8 medium apples
300g caster sugar
1 tbsp golden syrup
20g butter, diced
1tsp white wine vinegar
Ideally you will want to be using a sugar thermometer, but it is possible to do it without and I’ve given the instructions for what to watch out for when the time comes!
Place your apples in a large bowl and cover with hot water. Not boiling as it will scald the skins. Allow them to stand for a couple of minutes. This removes the waxy coating that some apples are given, if it’s not removed the toffee might not stick!
Drain the water and remove the stalks, dry them well.
Set them on a baking tray either lightly oiled, lined with baking paper or a sheet of bake o glide. Insert a wooden lolly stick into the top of each and push them through the apple. The sticks should not come out the other end but should be far enough in to hold them securely.
In a medium sized pan place the caster sugar and water. Heat it gently until the sugar dissolves and the syrup turns clear.
Add the diced butter, vinegar and golden syrup and continue to heat until the mixture boils.
The sciencey bit – the vinegar provides acidity which helps the sugar boil correctly without burning and to allow the toffee to form the correct crystalline structure, the butter is for a really lovely toffee taste and the golden syrup to stop the sugar crystallising – you always wanted to know that didn’t you?!
Now you want to boil the syrup until it reaches 140c. This is the ‘hard crack’ stage. Monitor your sugar thermometer or test it by dropping a small bit of toffee into a bowl of cold water. If it has reached the correct temperature it will form a hard ball of toffee in the water which when felt between your fingertips is hard all the way through. Over a medium flame the pan needs to boil for about ten minutes but do keep your eye on it carefully so it doesn’t go too far!
When the toffee is at the correct temperature remove it from the heat and holding an apple by the wooden stick dip it in the toffee and swirl it around to coat. Lift it above the pan and swirl to allow the excess toffee to come away.

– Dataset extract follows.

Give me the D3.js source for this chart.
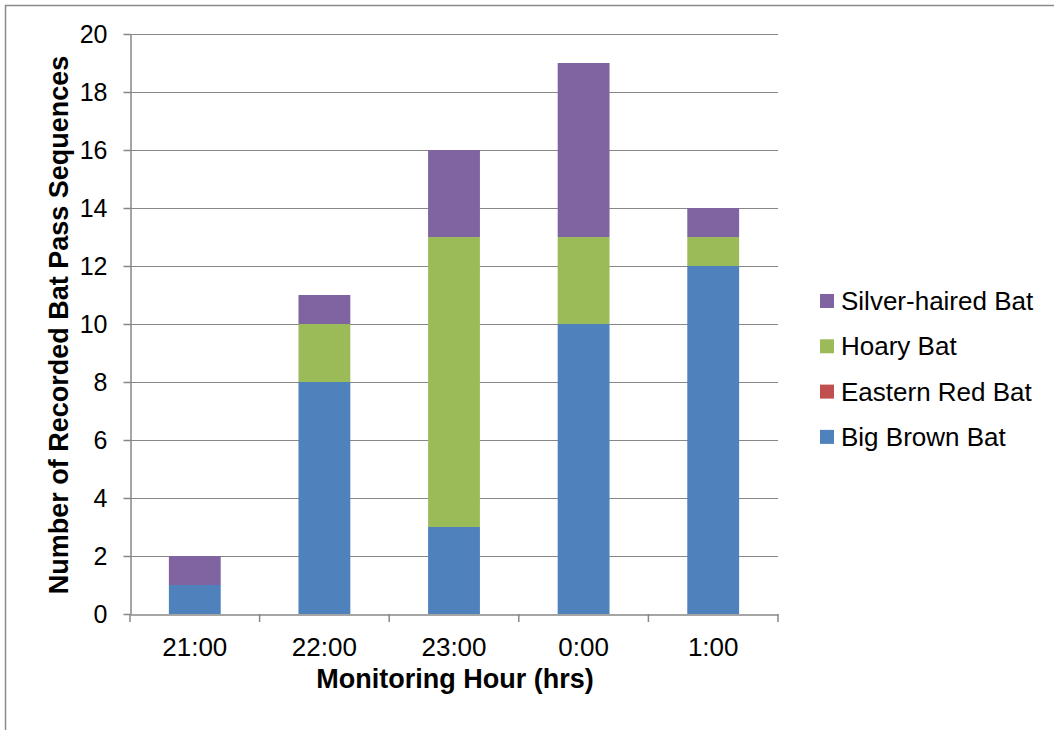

Set it onto the baking sheet to set and continue to work your way through the apples until they’re all coated. If the toffee in the pan becomes too thick place it back on the heat to warm up again so that you can work easily with it again.
Toffee apples don’t store so well as the toffee absorbs moisture from the air and goes sticky again. They can be made the morning or evening before and then stored in a dry place, not the fridge. Wrap them in cellophane for Halloween or Bonfire Night gifts!